**What is required:**
Exclude images, then output the remaining data verbatim.

**Supplied material:**
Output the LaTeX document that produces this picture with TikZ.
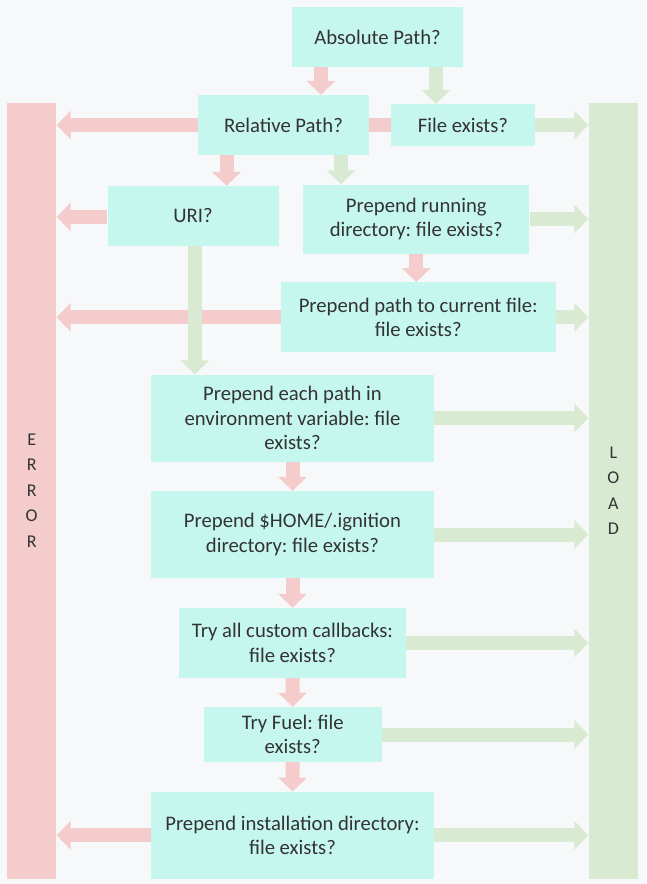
\documentclass[tikz,border=0pt]{standalone}
\usepackage{fontspec}
\setmainfont{Carlito}
\usetikzlibrary{arrows.meta}
\definecolor{bgc}{HTML}{F7F8FA}
\definecolor{boxc}{HTML}{C6F7EE}
\definecolor{redc}{HTML}{F4CCCC}
\definecolor{greenc}{HTML}{D9EAD3}
\definecolor{txtc}{HTML}{333333}
\frenchspacing
\begin{document}
\begin{tikzpicture}[x=1pt,y=-1pt,
  box/.style={fill=boxc,draw=none,inner sep=0pt,align=center,text=txtc,
    font=\fontsize{20.7}{24.5}\selectfont},
  bar/.style={draw=none,inner sep=0pt,align=center,text=txtc,
    font=\fontsize{18}{25.5}\selectfont,minimum width=49.5pt,minimum height=776pt},
  redarr/.style={draw=redc,line width=14pt,-{Triangle[length=14pt,width=28pt,fill=redc]}},
  greenarr/.style={draw=greenc,line width=14pt,-{Triangle[length=14pt,width=28pt,fill=greenc]}},
  redband/.style={draw=redc,line width=14pt}]
\fill[bgc] (0,0) rectangle (646,884);
\useasboundingbox (0,0) rectangle (646,884);
% bars
\node[bar,fill=redc] (err) at (31.7,490.7) {E\\R\\R\\O\\R};
\node[bar,fill=greenc] (load) at (613.3,490.7) {L\\O\\A\\D};
% boxes
\node[box,minimum width=171pt,minimum height=60pt] (abs) at (377.5,37) {Absolute Path?};
\node[box,minimum width=171pt,minimum height=60pt] (rel) at (283.5,125) {Relative Path?};
\node[box,minimum width=144pt,minimum height=42pt] (fe) at (463,125) {File exists?};
\node[box,minimum width=171pt,minimum height=60pt] (uri) at (193,216) {URI?};
\node[box,minimum width=226pt,minimum height=69pt] (run) at (416.3,219) {Prepend running\\directory: file exists?};
\node[box,minimum width=275pt,minimum height=70pt] (cur) at (418.2,317.3) {Prepend path to current file:\\file exists?};
\node[box,minimum width=283pt,minimum height=87pt] (each) at (292.5,418) {Prepend each path in\\environment variable: file\\exists?};
\node[box,minimum width=283pt,minimum height=87pt] (home) at (292.5,534.5) {Prepend \$HOME/.ignition\\directory: file exists?};
\node[box,minimum width=227pt,minimum height=70pt] (cb) at (292.5,643) {Try all custom callbacks:\\file exists?};
\node[box,minimum width=178pt,minimum height=55pt] (fuel) at (292.7,734.5) {Try Fuel: file\\exists?};
\node[box,minimum width=283pt,minimum height=87pt] (inst) at (292.5,835.3) {Prepend installation directory:\\file exists?};
% arrows
\draw[redarr] ([xshift=-56.5pt]abs.south) -- ([xshift=-56.5pt]abs.south |- rel.north);
\draw[greenarr] ([xshift=58.5pt]abs.south) -- ([xshift=58.5pt]abs.south |- fe.north);
\draw[redarr] (rel.west) -- (rel.west -| err.east);
\draw[redband] (rel.east) -- (fe.west);
\draw[greenarr] (fe.east) -- (fe.east -| load.west);
\draw[redarr] ([xshift=-56.9pt]rel.south) -- ([xshift=-56.9pt]rel.south |- uri.north);
\draw[greenarr] ([xshift=57.5pt]rel.south) -- ([xshift=57.5pt]rel.south |- run.north);
\draw[redarr] ([yshift=-1pt]uri.west) -- ([yshift=-1pt]uri.west -| err.east);
\draw[greenarr] (run.east) -- (run.east -| load.west);
\draw[redarr] (run.south) -- (run.south |- cur.north);
\draw[redarr] (cur.west) -- (cur.west -| err.east);
\draw[greenarr] (cur.east) -- (cur.east -| load.west);
\draw[greenarr] ([xshift=2pt]uri.south) -- ([xshift=2pt]uri.south |- each.north);
\draw[greenarr] (each.east) -- (each.east -| load.west);
\draw[redarr] (each.south) -- (home.north);
\draw[greenarr] (home.east) -- (home.east -| load.west);
\draw[redarr] (home.south) -- (cb.north);
\draw[greenarr] (cb.east) -- (cb.east -| load.west);
\draw[redarr] (cb.south) -- (fuel.north);
\draw[greenarr] (fuel.east) -- (fuel.east -| load.west);
\draw[redarr] (fuel.south) -- (inst.north);
\draw[redarr] (inst.west) -- (inst.west -| err.east);
\draw[greenarr] (inst.east) -- (inst.east -| load.west);
\end{tikzpicture}
\end{document}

**Solution for this exercise:**
Output the LaTeX document that produces this picture with TikZ.
\documentclass[tikz,border=0pt]{standalone}
\usepackage{fontspec}
\setmainfont{Carlito}
\usetikzlibrary{arrows.meta}
\definecolor{bgc}{HTML}{F7F8FA}
\definecolor{boxc}{HTML}{C6F7EE}
\definecolor{redc}{HTML}{F4CCCC}
\definecolor{greenc}{HTML}{D9EAD3}
\definecolor{txtc}{HTML}{333333}
\frenchspacing
\begin{document}
\begin{tikzpicture}[x=1pt,y=-1pt,
  box/.style={fill=boxc,draw=none,inner sep=0pt,align=center,text=txtc,
    font=\fontsize{20.7}{24.5}\selectfont},
  bar/.style={draw=none,inner sep=0pt,align=center,text=txtc,
    font=\fontsize{18}{25.5}\selectfont,minimum width=49.5pt,minimum height=776pt},
  redarr/.style={draw=redc,line width=14pt,-{Triangle[length=14pt,width=28pt,fill=redc]}},
  greenarr/.style={draw=greenc,line width=14pt,-{Triangle[length=14pt,width=28pt,fill=greenc]}},
  redband/.style={draw=redc,line width=14pt}]
\fill[bgc] (0,0) rectangle (646,884);
\useasboundingbox (0,0) rectangle (646,884);
% bars
\node[bar,fill=redc] (err) at (31.7,490.7) {E\\R\\R\\O\\R};
\node[bar,fill=greenc] (load) at (613.3,490.7) {L\\O\\A\\D};
% boxes
\node[box,minimum width=171pt,minimum height=60pt] (abs) at (377.5,37) {Absolute Path?};
\node[box,minimum width=171pt,minimum height=60pt] (rel) at (283.5,125) {Relative Path?};
\node[box,minimum width=144pt,minimum height=42pt] (fe) at (463,125) {File exists?};
\node[box,minimum width=171pt,minimum height=60pt] (uri) at (193,216) {URI?};
\node[box,minimum width=226pt,minimum height=69pt] (run) at (416.3,219) {Prepend running\\directory: file exists?};
\node[box,minimum width=275pt,minimum height=70pt] (cur) at (418.2,317.3) {Prepend path to current file:\\file exists?};
\node[box,minimum width=283pt,minimum height=87pt] (each) at (292.5,418) {Prepend each path in\\environment variable: file\\exists?};
\node[box,minimum width=283pt,minimum height=87pt] (home) at (292.5,534.5) {Prepend \$HOME/.ignition\\directory: file exists?};
\node[box,minimum width=227pt,minimum height=70pt] (cb) at (292.5,643) {Try all custom callbacks:\\file exists?};
\node[box,minimum width=178pt,minimum height=55pt] (fuel) at (292.7,734.5) {Try Fuel: file\\exists?};
\node[box,minimum width=283pt,minimum height=87pt] (inst) at (292.5,835.3) {Prepend installation directory:\\file exists?};
% arrows
\draw[redarr] ([xshift=-56.5pt]abs.south) -- ([xshift=-56.5pt]abs.south |- rel.north);
\draw[greenarr] ([xshift=58.5pt]abs.south) -- ([xshift=58.5pt]abs.south |- fe.north);
\draw[redarr] (rel.west) -- (rel.west -| err.east);
\draw[redband] (rel.east) -- (fe.west);
\draw[greenarr] (fe.east) -- (fe.east -| load.west);
\draw[redarr] ([xshift=-56.9pt]rel.south) -- ([xshift=-56.9pt]rel.south |- uri.north);
\draw[greenarr] ([xshift=57.5pt]rel.south) -- ([xshift=57.5pt]rel.south |- run.north);
\draw[redarr] ([yshift=-1pt]uri.west) -- ([yshift=-1pt]uri.west -| err.east);
\draw[greenarr] (run.east) -- (run.east -| load.west);
\draw[redarr] (run.south) -- (run.south |- cur.north);
\draw[redarr] (cur.west) -- (cur.west -| err.east);
\draw[greenarr] (cur.east) -- (cur.east -| load.west);
\draw[greenarr] ([xshift=2pt]uri.south) -- ([xshift=2pt]uri.south |- each.north);
\draw[greenarr] (each.east) -- (each.east -| load.west);
\draw[redarr] (each.south) -- (home.north);
\draw[greenarr] (home.east) -- (home.east -| load.west);
\draw[redarr] (home.south) -- (cb.north);
\draw[greenarr] (cb.east) -- (cb.east -| load.west);
\draw[redarr] (cb.south) -- (fuel.north);
\draw[greenarr] (fuel.east) -- (fuel.east -| load.west);
\draw[redarr] (fuel.south) -- (inst.north);
\draw[redarr] (inst.west) -- (inst.west -| err.east);
\draw[greenarr] (inst.east) -- (inst.east -| load.west);
\end{tikzpicture}
\end{document}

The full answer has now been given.